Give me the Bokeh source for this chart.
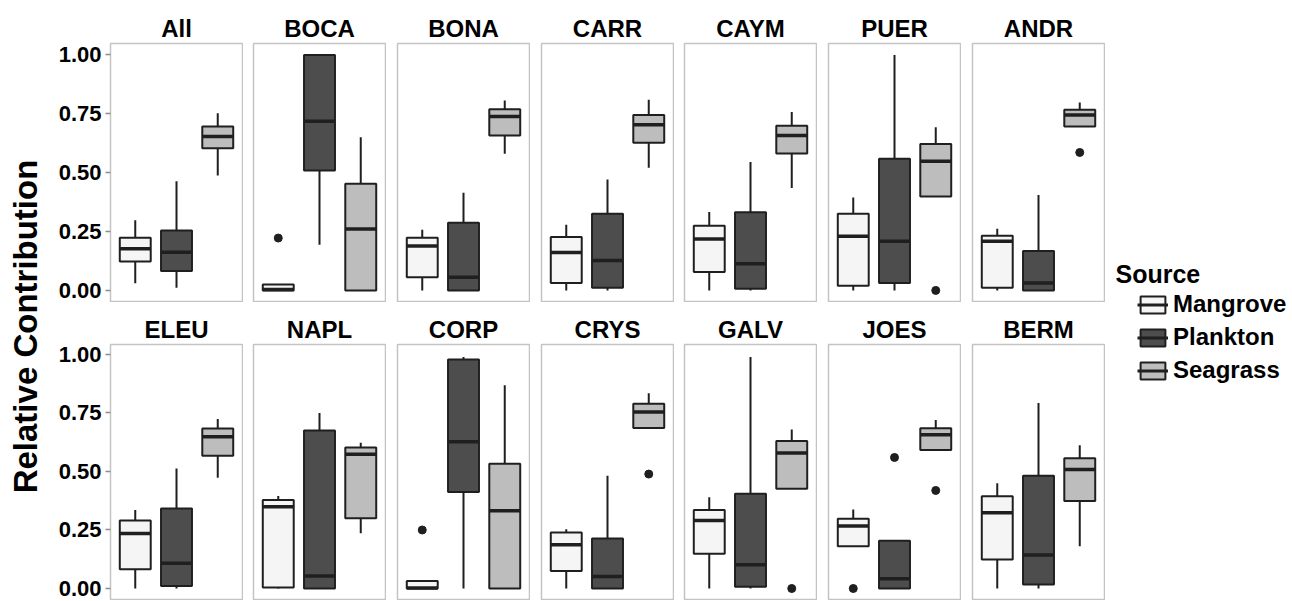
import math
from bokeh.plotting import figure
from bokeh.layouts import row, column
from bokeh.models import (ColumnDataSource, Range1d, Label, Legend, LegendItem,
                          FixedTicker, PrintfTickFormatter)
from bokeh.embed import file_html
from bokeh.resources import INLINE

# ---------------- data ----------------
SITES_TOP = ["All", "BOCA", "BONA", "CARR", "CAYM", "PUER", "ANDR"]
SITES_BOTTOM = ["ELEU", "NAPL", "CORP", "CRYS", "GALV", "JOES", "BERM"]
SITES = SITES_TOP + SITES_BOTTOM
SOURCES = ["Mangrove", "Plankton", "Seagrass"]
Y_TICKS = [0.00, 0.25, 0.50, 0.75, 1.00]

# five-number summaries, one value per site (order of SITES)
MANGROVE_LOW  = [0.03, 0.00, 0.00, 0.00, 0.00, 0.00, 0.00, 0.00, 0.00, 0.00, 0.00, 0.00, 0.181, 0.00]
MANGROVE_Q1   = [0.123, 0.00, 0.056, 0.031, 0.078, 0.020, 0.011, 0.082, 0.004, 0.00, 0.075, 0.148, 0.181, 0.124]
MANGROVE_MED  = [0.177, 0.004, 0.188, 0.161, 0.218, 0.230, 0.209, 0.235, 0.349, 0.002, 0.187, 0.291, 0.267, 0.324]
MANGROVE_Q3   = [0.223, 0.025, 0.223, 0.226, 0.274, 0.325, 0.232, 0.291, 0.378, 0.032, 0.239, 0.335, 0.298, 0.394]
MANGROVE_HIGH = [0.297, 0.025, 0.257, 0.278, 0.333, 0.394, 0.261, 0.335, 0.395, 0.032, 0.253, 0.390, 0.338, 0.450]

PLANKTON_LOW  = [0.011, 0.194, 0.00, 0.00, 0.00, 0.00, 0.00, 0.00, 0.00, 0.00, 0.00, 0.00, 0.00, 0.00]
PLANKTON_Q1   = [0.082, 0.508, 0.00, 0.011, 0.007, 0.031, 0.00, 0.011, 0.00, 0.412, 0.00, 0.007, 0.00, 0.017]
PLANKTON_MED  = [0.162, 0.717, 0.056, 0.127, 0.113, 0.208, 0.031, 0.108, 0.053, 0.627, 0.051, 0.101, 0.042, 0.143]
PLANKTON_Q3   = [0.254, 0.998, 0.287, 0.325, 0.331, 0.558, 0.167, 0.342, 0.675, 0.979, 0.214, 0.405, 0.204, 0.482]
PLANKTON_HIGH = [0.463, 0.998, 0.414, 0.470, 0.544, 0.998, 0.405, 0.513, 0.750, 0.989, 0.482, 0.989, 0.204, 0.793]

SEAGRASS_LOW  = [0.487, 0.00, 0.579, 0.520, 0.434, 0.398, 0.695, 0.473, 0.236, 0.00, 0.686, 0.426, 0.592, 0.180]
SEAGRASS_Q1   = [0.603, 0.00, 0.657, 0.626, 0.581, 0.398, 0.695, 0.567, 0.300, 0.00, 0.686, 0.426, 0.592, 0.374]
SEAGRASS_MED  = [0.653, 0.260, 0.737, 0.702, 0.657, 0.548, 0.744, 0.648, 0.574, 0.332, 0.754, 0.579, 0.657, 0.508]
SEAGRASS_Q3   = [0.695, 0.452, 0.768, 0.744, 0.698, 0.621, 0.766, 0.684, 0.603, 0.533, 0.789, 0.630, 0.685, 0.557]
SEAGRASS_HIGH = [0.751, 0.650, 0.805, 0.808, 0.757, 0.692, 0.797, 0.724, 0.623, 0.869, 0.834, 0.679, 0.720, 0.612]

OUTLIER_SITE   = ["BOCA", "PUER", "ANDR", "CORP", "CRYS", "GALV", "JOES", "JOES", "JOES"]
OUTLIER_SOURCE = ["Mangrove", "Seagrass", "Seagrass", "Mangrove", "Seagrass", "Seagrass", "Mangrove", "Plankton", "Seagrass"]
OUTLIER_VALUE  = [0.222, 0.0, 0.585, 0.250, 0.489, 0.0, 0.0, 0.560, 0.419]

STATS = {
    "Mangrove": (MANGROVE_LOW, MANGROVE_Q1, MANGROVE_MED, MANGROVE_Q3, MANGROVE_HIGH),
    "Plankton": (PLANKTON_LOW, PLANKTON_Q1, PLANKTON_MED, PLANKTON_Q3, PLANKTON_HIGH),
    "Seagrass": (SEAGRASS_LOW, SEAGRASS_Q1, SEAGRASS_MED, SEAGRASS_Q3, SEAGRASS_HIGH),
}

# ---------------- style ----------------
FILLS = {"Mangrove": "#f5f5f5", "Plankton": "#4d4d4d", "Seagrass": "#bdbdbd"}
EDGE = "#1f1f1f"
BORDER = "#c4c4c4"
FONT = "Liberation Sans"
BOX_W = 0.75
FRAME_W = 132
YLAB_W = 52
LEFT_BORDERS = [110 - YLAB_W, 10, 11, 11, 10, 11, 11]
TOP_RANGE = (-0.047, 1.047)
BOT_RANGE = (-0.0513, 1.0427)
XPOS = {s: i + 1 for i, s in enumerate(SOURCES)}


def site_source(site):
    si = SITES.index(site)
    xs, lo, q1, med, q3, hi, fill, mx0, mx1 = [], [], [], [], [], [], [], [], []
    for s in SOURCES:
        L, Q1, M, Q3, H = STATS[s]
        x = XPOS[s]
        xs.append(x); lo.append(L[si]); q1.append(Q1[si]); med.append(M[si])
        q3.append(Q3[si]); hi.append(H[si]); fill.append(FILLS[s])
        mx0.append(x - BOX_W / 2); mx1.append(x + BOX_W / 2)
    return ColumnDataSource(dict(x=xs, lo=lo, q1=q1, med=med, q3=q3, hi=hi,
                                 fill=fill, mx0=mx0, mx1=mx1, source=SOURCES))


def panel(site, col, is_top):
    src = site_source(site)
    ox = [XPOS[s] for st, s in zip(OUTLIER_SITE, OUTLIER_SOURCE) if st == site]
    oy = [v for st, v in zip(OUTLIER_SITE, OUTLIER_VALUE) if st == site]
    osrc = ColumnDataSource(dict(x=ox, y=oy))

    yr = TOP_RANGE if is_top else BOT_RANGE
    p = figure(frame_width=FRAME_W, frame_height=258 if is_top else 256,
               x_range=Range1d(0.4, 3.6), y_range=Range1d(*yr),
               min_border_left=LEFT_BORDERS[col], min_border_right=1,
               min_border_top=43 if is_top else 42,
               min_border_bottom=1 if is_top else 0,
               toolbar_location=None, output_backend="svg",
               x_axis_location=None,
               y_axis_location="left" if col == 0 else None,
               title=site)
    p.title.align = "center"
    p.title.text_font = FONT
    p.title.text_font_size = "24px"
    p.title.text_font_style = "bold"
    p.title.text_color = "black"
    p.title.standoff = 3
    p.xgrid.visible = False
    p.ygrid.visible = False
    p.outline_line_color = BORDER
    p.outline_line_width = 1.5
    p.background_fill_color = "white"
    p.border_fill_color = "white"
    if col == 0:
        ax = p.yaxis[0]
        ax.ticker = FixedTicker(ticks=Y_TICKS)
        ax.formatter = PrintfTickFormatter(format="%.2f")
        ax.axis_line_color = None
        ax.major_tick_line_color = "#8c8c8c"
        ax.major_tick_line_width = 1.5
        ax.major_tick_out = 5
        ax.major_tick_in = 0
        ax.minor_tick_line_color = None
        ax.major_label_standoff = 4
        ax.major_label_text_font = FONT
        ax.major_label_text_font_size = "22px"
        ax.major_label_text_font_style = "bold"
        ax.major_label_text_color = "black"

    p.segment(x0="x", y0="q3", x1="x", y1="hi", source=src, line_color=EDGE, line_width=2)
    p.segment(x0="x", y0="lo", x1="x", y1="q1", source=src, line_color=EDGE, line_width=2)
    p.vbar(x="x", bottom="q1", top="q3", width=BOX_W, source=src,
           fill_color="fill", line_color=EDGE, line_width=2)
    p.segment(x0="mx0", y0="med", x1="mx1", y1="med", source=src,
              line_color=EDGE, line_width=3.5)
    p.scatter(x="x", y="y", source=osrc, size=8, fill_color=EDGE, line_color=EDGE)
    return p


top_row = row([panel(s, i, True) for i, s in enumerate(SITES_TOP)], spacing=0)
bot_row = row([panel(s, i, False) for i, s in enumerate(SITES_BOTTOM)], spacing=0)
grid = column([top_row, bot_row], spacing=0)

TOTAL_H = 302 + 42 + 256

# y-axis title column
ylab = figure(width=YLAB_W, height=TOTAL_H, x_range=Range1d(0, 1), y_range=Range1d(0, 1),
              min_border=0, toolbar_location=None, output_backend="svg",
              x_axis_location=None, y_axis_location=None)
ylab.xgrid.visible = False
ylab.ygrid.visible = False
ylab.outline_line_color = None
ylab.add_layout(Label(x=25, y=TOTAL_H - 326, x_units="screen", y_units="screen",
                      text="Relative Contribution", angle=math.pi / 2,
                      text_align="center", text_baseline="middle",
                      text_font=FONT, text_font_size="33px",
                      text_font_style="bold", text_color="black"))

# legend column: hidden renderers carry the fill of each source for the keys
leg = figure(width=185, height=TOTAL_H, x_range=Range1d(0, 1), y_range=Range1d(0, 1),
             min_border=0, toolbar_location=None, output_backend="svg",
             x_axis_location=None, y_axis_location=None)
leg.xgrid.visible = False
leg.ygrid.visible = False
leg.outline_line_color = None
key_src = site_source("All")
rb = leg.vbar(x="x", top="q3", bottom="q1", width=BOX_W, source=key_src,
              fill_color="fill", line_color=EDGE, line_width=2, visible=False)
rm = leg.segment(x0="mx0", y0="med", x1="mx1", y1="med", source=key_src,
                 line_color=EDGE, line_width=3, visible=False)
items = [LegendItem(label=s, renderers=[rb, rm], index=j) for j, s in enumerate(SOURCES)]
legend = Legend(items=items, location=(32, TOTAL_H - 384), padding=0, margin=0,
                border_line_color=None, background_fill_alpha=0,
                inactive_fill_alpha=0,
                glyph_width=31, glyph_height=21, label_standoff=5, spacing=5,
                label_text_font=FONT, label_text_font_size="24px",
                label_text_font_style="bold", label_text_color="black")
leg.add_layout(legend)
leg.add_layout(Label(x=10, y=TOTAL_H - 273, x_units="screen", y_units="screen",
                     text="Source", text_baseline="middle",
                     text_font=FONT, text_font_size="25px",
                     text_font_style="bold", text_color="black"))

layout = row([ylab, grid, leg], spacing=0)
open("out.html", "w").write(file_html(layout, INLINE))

— Stated task —
Make an exact copy of the lines from the top of the material through the line with "Y_TICKS = [0.00, 0.25, 0.50, 0.75, 1.00]", pictures excluded.

— The output —
Give me the Bokeh source for this chart.
import math
from bokeh.plotting import figure
from bokeh.layouts import row, column
from bokeh.models import (ColumnDataSource, Range1d, Label, Legend, LegendItem,
                          FixedTicker, PrintfTickFormatter)
from bokeh.embed import file_html
from bokeh.resources import INLINE

# ---------------- data ----------------
SITES_TOP = ["All", "BOCA", "BONA", "CARR", "CAYM", "PUER", "ANDR"]
SITES_BOTTOM = ["ELEU", "NAPL", "CORP", "CRYS", "GALV", "JOES", "BERM"]
SITES = SITES_TOP + SITES_BOTTOM
SOURCES = ["Mangrove", "Plankton", "Seagrass"]
Y_TICKS = [0.00, 0.25, 0.50, 0.75, 1.00]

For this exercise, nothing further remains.